Awal tahun 2018 menjadi momen yang penuh tantangan dan keberanian bagi Brigadir Popy Puspasari dan Bripda Fitria, dua polisi wanita yang bertugas di Polres Garut. Mereka menerima perintah untuk menjalankan misi penyamaran yang tidak biasa, yakni menyamar sebagai pekerja seks komersial demi mengungkap kasus perdagangan manusia yang mencemaskan di wilayah mereka. Meski biasanya bertugas dengan bangga mengenakan seragam cokelat mereka, kali ini identitas mereka harus disembunyikan rapat-rapat.

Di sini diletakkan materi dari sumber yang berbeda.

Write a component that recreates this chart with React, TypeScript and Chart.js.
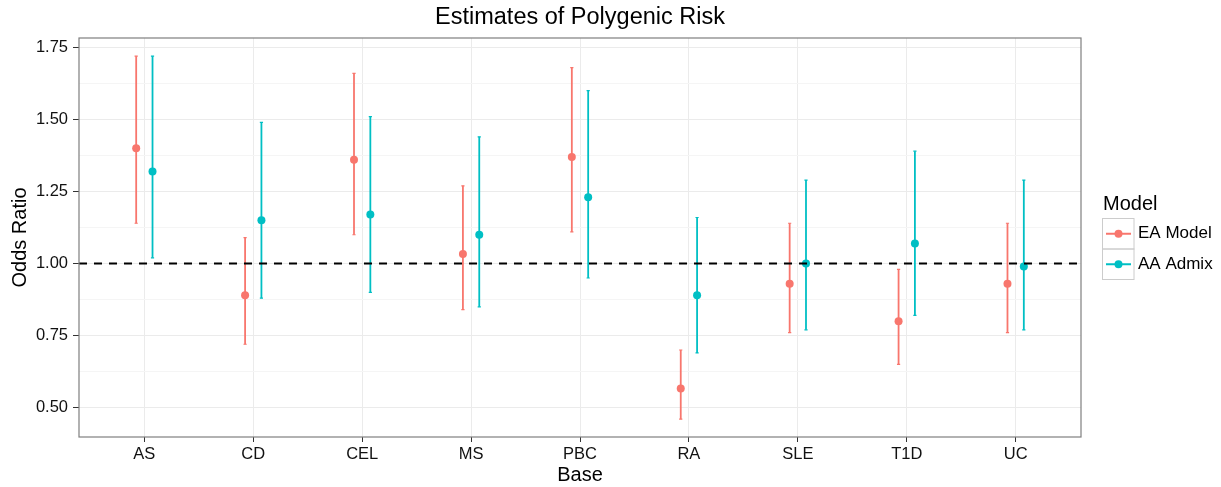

Sebuah laporan dari orang tua salah satu korban menjadi titik awal dari penyelidikan ini. Kecurigaan tentang perekrutan mencurigakan yang menjanjikan pekerjaan di Bandung, namun berujung pada eksploitasi di lokasi lain, mengharuskan tindakan cepat dan cerdas. Dengan menyamar, Brigadir Popy dan Bripda Fitria terbang bersama seorang mucikari ke Bali, di mana mereka ditempatkan di sebuah vila di Sanurkauh, Denpasar. Vila tersebut ternyata menjadi tempat penampungan sekaligus lokasi operasional sebelum korban dijual kepada pelanggan.
Di dalam vila, keduanya menjalani proses yang sama dengan para korban. Namun, keberanian mereka bersinar ketika mereka berhasil menghubungi AKP Aulia Djabar untuk melaksanakan penggerebekan. Dengan tindakan cepat, tim berhasil mengamankan delapan tersangka dan menyelamatkan para korban yang telah terjebak dalam praktik keji ini selama empat tahun.
Pengungkapan kasus ini tidak hanya berhasil memutus rantai perdagangan manusia tetapi juga memberikan harapan baru bagi para korban melalui pendampingan dari P2TP2A. Meskipun sempat dirundung kekhawatiran selama penyamaran, Brigadir Popy dan Bripda Fitria menunjukkan bahwa keberanian dan dedikasi dalam menjalankan tugas bisa membawa perubahan besar. Dengan rasa was-was yang ditinggalkan di belakang, mereka melangkah maju, siap menghadapi tantangan baru demi keadilan dan kemanusiaan.